Dáil debates

Wednesday, 7 October 2015

European Council Meeting: Statements

 

2:00 pm

Photo of Clare DalyClare Daly (Dublin North, United Left) | Oireachtas source

The picture conjured up by Deputy Ross of the Irish delegation going cap in hand and doffing the cap to the European establishment is one that we can all visualise. It is a tragedy and a particular disgrace against the backdrop of what is going on in Europe at the moment, with a refugee crisis to which the European response has been too little, too late. That response has ignored the reality that it is not Europe that has a migrant crisis but the migrants who have a problem with Europe and with the military interventions by this Government's allies and friends in the United States. Those interventions are one of the key reasons for the large number of refugees. The Minister of State would do well at that meeting to remind his European counterparts of that fact. He should also recognise, within that, Ireland's role and complicity by allowing the US military to continue to use Shannon Airport as a "virtual forward airbase" for its forces, as described by Dr. Tom Clonan.

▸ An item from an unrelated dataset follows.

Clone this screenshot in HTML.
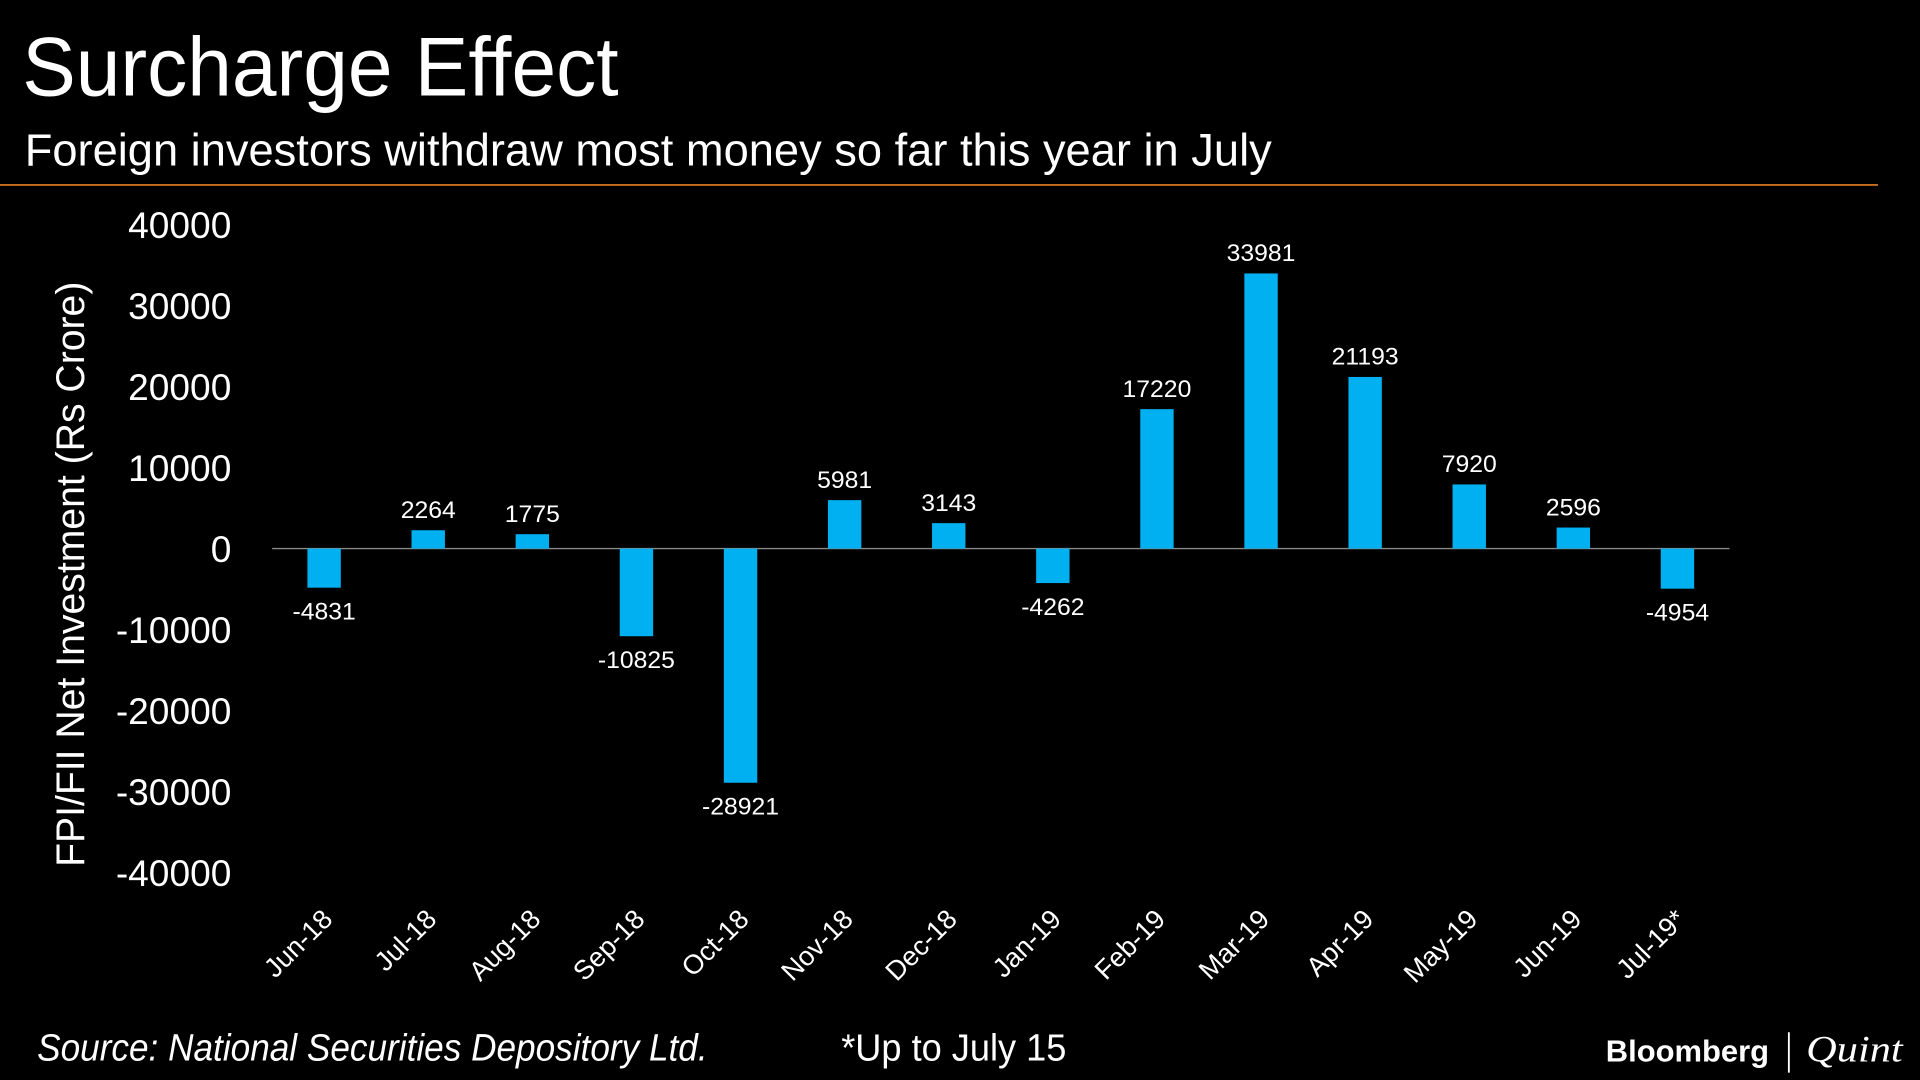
<!DOCTYPE html>
<html><head><meta charset="utf-8"><style>
html,body{margin:0;padding:0;background:#000;overflow:hidden}
svg{display:block}
</style></head><body>
<svg id="chart" width="1920" height="1080" viewBox="0 0 1552 882" preserveAspectRatio="none" xmlns="http://www.w3.org/2000/svg">
<rect width="1552" height="882" fill="#000"/>
<text x="18" y="78" fill="#fff" font-family="'Liberation Sans',sans-serif" font-size="68" textLength="482" lengthAdjust="spacingAndGlyphs">Surcharge Effect</text>
<text x="20" y="135" fill="#fff" font-family="'Liberation Sans',sans-serif" font-size="37" textLength="1008" lengthAdjust="spacingAndGlyphs">Foreign investors withdraw most money so far this year in July</text>
<line x1="0" y1="151" x2="1518" y2="151" stroke="#c8701e" stroke-width="1.5"/>
<text transform="translate(68,469) rotate(-90)" text-anchor="middle" fill="#fff" font-family="'Liberation Sans',sans-serif" font-size="32" textLength="478" lengthAdjust="spacingAndGlyphs">FPI/FII Net Investment (Rs Crore)</text>
<g id="yticks"></g>
<g id="bars"></g>
<g id="xlabels"></g>
<text x="30" y="866" fill="#fff" font-style="italic" font-family="'Liberation Sans',sans-serif" font-size="31" textLength="542" lengthAdjust="spacingAndGlyphs">Source: National Securities Depository Ltd.</text>
<text x="680" y="866" fill="#fff" font-family="'Liberation Sans',sans-serif" font-size="31" textLength="182" lengthAdjust="spacingAndGlyphs">*Up to July 15</text>
<text x="1298" y="867" fill="#fff" font-weight="bold" font-family="'Liberation Sans',sans-serif" font-size="25" textLength="132" lengthAdjust="spacingAndGlyphs">Bloomberg</text>
<line x1="1446" y1="843" x2="1446" y2="876" stroke="#fff" stroke-width="1.5"/>
<text x="1460" y="867" fill="#fff" font-style="italic" font-family="'Liberation Serif',serif" font-size="30" textLength="78" lengthAdjust="spacingAndGlyphs">Quint</text>
</svg>
<script>
const categories=["Jun-18","Jul-18","Aug-18","Sep-18","Oct-18","Nov-18","Dec-18","Jan-19","Feb-19","Mar-19","Apr-19","May-19","Jun-19","Jul-19*"];
const values=[-4831,2264,1775,-10825,-28921,5981,3143,-4262,17220,33981,21193,7920,2596,-4954];
const yTicks=[40000,30000,20000,10000,0,-10000,-20000,-30000,-40000];
const NS="http://www.w3.org/2000/svg";
const y0=448, pxPer=264.5/40000;
function yScale(v){return y0 - v*pxPer;}
function xScale(i){return 262 + i*84.15;}
function mk(tag,attrs,parent){const e=document.createElementNS(NS,tag);for(const k in attrs)e.setAttribute(k,attrs[k]);parent.appendChild(e);return e;}
const yt=document.getElementById('yticks');
yTicks.forEach(t=>{
  const e=mk('text',{x:187,y:yScale(t)+11,'text-anchor':'end',fill:'#fff','font-family':"'Liberation Sans',sans-serif",'font-size':30},yt);
  
  
  e.textContent=t;
});
const bg=document.getElementById('bars');
const ax=mk('line',{x1:220,x2:1398,y1:y0,y2:y0,stroke:'#888','stroke-width':1.2},bg);


const xl=document.getElementById('xlabels');
values.forEach((v,i)=>{
  const cx=xScale(i), y=yScale(v);
  const r=mk('rect',{x:cx-13.5,y:Math.min(y,y0),width:27,height:Math.abs(y-y0),fill:'#00b0f0'},bg);
  
  
  const ly = v>=0 ? y-10 : y+26;
  const t=mk('text',{x:cx,y:ly,'text-anchor':'middle',fill:'#fff','font-family':"'Liberation Sans',sans-serif",'font-size':20},bg);
  
  
  t.textContent=v;
  const l=mk('text',{transform:`translate(${cx+8},${752}) rotate(-45)`,'text-anchor':'end',fill:'#fff','font-family':"'Liberation Sans',sans-serif",'font-size':22},xl);
  
  
  l.textContent=categories[i];
});
</script>
</body></html>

This Government wants a pat on the back for accepting 4,000 refugees, and I am glad that we are accepting them. I note that the Minister for Justice and Equality said last week that the refugees would not be put into the direct provision system, clearly acknowledging that the Government could not humiliate itself by allowing refugees and war victims from Syria to be put up in a few caravans in Mosney. That would not look too good. It would help if the Government focused on the fact that there are people living in such conditions now, and that reality must be addressed too.

If Europe wants to go forward it must look at where it came from. The Minister of State might ask his European colleagues what they thought would happen when they started channelling money away from helping people and into building walls and fences. They cut the Mare Nostrum programme and replaced it with Operation Triton, which to a large extent is about border control and not about humanitarian refugee support. I welcome the fact that the programme has been somewhat reformed, but the reality is that most European expenditure is going on border controls and not on assisting migrants. That is not the way forward. Will the Minister of State make those points at the meeting? Will he also support the calls for an independent investigation into the war crime that happened in the Médicins sans Frontières hospital in Afghanistan? Will the Minister of State call for an investigation into that incident, in which 22 people, including three children, were butchered? People were burned in their beds in that atrocity. What position will the Minister of State take on it? Maybe that is something on which he will take a lead for a change.